A Moment Set Aside
Today we celebrated my youngest son’s birthday. He is complete joy, and his birth was one of the most empowering experiences of my life. And yet I almost let this day race by. It was a normal Monday, filled with work, errands, phone calls to make, kids to get out the door, and dinner plans. There were many times throughout the day that I mentioned to various people that today my baby turned 1. It sounded like I was marking the day and acknowledging it as a day to celebrate, but that was pretty much all surface. The truth is that I kept forgetting.
Lately we have been very busy, and we’ve been re-adjusting to our time zone after travelling, and we’re fighting colds. I have felt out of touch with myself and in need of some grounding. I’m working on that.
But tonight, when I sat in the dark nursery with my birthday boy rocking him to sleep, just the two of us, I paused. I let myself slip into the memories of his birth only a year ago. It was beautiful, there was a lot of love surrounding us, and I was strong. And then life. It truly is a miracle.

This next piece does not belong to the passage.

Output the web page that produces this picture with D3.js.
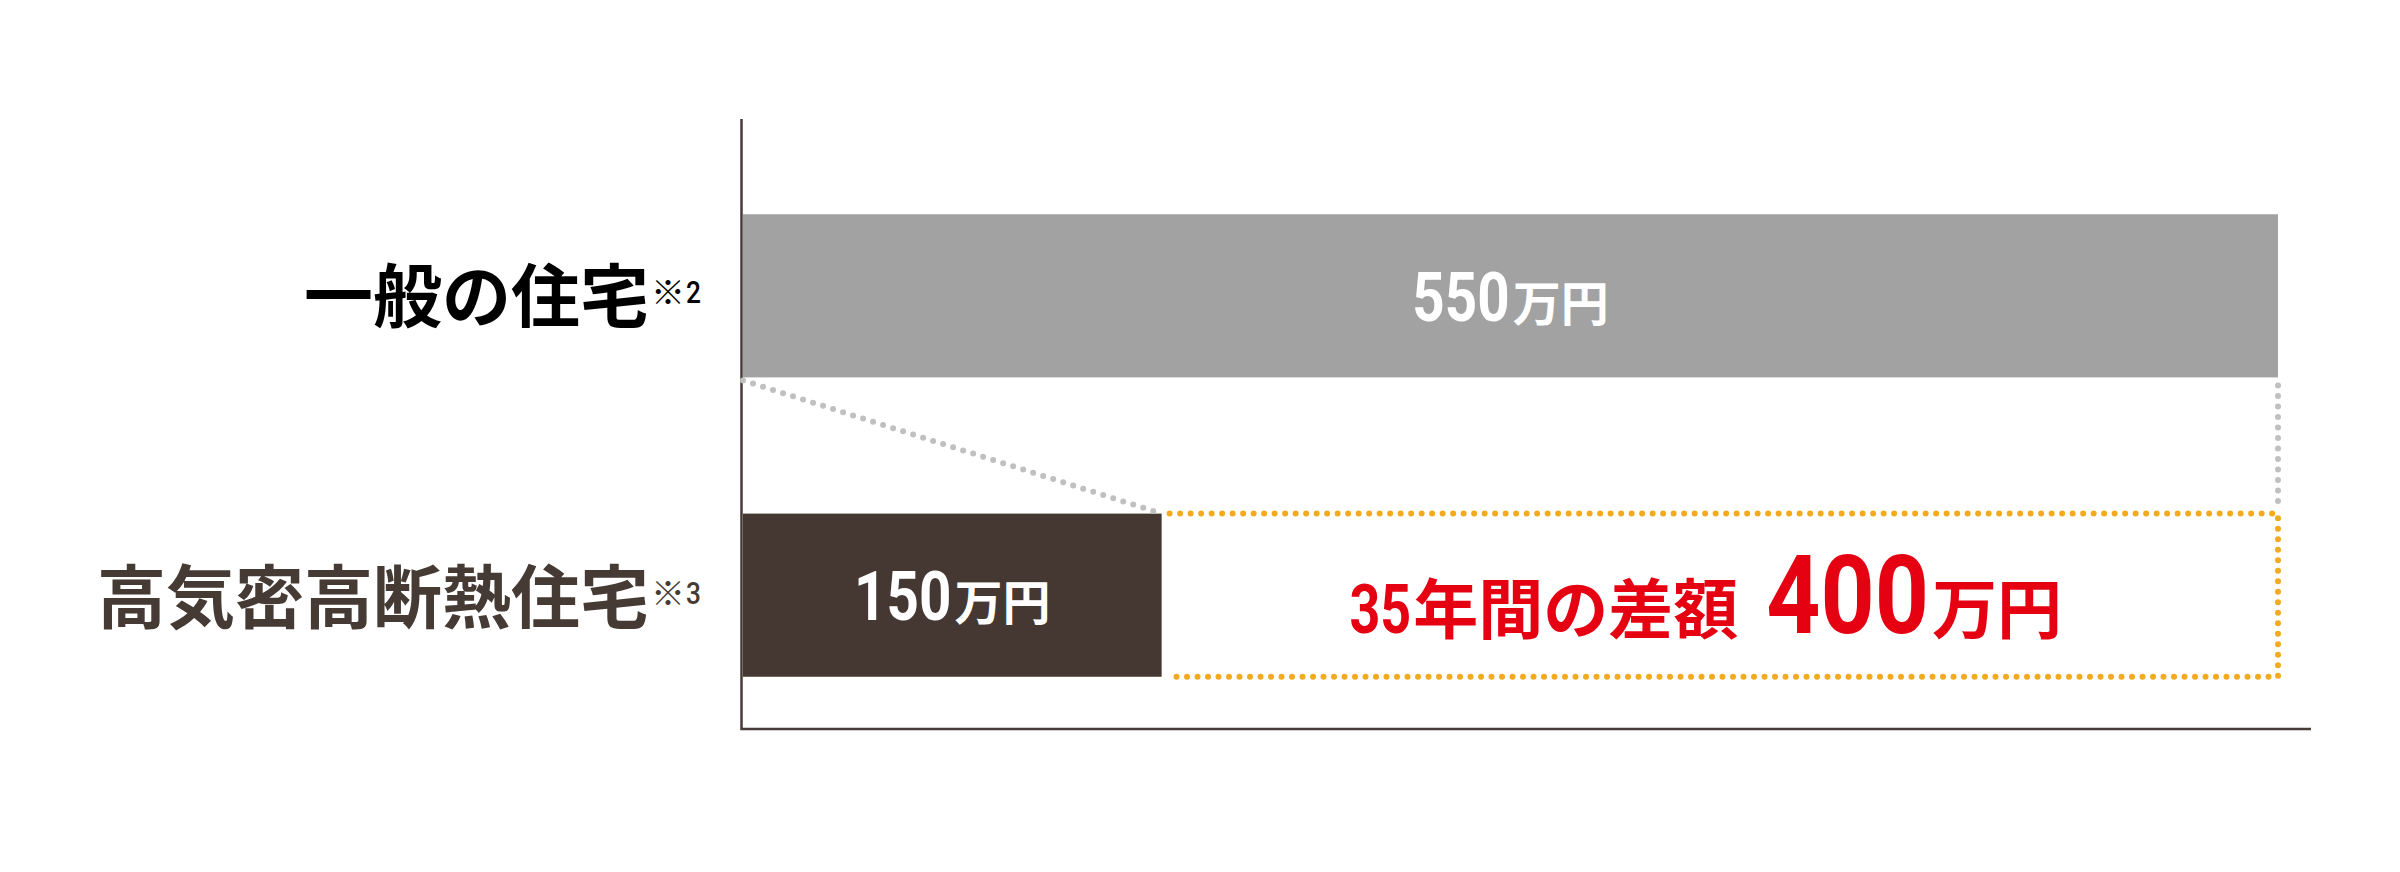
<!DOCTYPE html>
<html>
<head>
<meta charset="utf-8">
<script src="https://cdn.jsdelivr.net/npm/d3@7"></script>
<style>
  body { margin: 0; background: #fff; }
</style>
</head>
<body>
<div id="chart"></div>
<script>
// data
var categories = ["一般の住宅", "高気密高断熱住宅"]
var notes = ["2", "3"]
var costs = [550, 150]
var unit = "万円"
var diffLabel = "35年間の差額"

var barColors = ["#a2a2a2", "#453731"]
var labelColors = ["#000000", "#453a34"]

var cjk = "'Noto Sans CJK JP', 'Noto Sans CJK SC', sans-serif"
var num = "Roboto, 'Liberation Sans', sans-serif"

var W = 2400, H = 872

var svg = d3.select("#chart")
    .append("svg")
    .attr("width", W)
    .attr("height", H)

var x = d3.scaleLinear()
    .domain([0, d3.max(costs)])
    .range([743, 2278])

var y = d3.scaleBand()
    .domain(categories)
    .range([146, 745])
    .paddingInner(0.455)
    .paddingOuter(0.228)

var bw = y.bandwidth()

// writes a row of text pieces (different sizes/fonts) and anchors the whole row
function richText(parent, parts, px, py, anchor, fill) {
    var g = parent.append("g")
    var cursor = 0
    parts.forEach(function (p) {
        var t = g.append("text")
            .attr("font-family", p.family)
            .attr("font-weight", p.weight || 700)
            .attr("font-size", p.size)
            .attr("fill", fill)
            .text(p.text)
        var sx = p.sx || 1
        var w = t.node().getComputedTextLength() * sx
        cursor += (p.before || 0)
        t.attr("transform", "translate(" + cursor + "," + (p.dy || 0) + ") scale(" + sx + ",1)")
        cursor += w
    })
    var off = anchor == "middle" ? -cursor / 2 : anchor == "end" ? -cursor : 0
    g.attr("transform", "translate(" + (px + off) + "," + py + ")")
    return g
}

// bars
svg.selectAll(".bar")
    .data(costs)
    .enter()
    .append("rect")
    .attr("class", "bar")
    .attr("x", x(0))
    .attr("y", (d, i) => y(categories[i]))
    .attr("width", d => x(d) - x(0))
    .attr("height", bw)
    .attr("fill", (d, i) => barColors[i])

// axis lines
svg.append("path")
    .attr("d", "M" + (x(0) - 1.5) + ",119 V" + 729 + " H2311")
    .attr("fill", "none")
    .attr("stroke", "#463b37")
    .attr("stroke-width", 2.5)

// category labels
categories.forEach(function (c, i) {
    var cy = y(c) + bw / 2
    richText(svg, [
        { text: c, size: 69, family: cjk, weight: 700 },
        { text: "※", size: 34, family: cjk, weight: 400, dy: -17, before: 2 },
        { text: notes[i], size: 32, family: num, weight: 500, dy: -19, sx: 0.82, before: 1 }
    ], 701, cy + (i == 0 ? 26 : 28), "end", labelColors[i])
})

// value labels in the bars
costs.forEach(function (v, i) {
    var cy = y(categories[i]) + bw / 2
    richText(svg, [
        { text: String(v), size: 69, family: num, sx: 0.82 },
        { text: unit, size: 48, family: cjk, before: 3 }
    ], (x(0) + x(v)) / 2, cy + 25, "middle", "#ffffff")
})

// dotted guides
var topY = y(categories[0]) + bw
var lowY = y(categories[1])
var lowB = lowY + bw
var big = d3.max(costs), small = d3.min(costs)

var dots = svg.append("g")
    .attr("fill", "none")
    .attr("stroke-width", 6)
    .attr("stroke-linecap", "round")
    .attr("stroke-dasharray", "0,10.5")

dots.append("path")
    .attr("d", "M" + x(0) + "," + (topY + 3) + " L" + x(small) + "," + lowY)
    .attr("stroke", "#c0c0c0")

dots.append("path")
    .attr("d", "M" + x(big) + "," + (topY + 8) + " V" + (lowY - 6))
    .attr("stroke", "#c0c0c0")

dots.append("path")
    .attr("d", "M" + (x(small) + 8) + "," + lowY + " H" + x(big) + " V" + lowB + " H" + (x(small) + 8))
    .attr("stroke", "#f4aa1f")

// difference text
var diff = big - small
richText(svg, [
    { text: diffLabel.slice(0, 2), size: 69, family: num, sx: 0.78 },
    { text: diffLabel.slice(2), size: 65, family: cjk, before: 2 },
    { text: String(diff), size: 110, family: num, sx: 0.86, before: 28 },
    { text: unit, size: 65, family: cjk, before: 3 }
], (x(small) + x(big)) / 2 - 14, lowY + bw / 2 + 38, "middle", "#e50012")
</script>
</body>
</html>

I desperately needed that moment set aside tonight. I needed to sit with this new life, to remember the strength I bear within myself, and to feel the miraculous surrounding me.
I have more work to do to get myself grounded again, and I’ll do it, and it will come. But this was gift, handed over to me tonight when I wasn’t able to take the moment myself.
What is grounding you? What have you birthed? Where have you felt love, and joy, and strength in you and surrounding you? I hope you can take a moment and sit with it, let it wash over you, and carry you forward.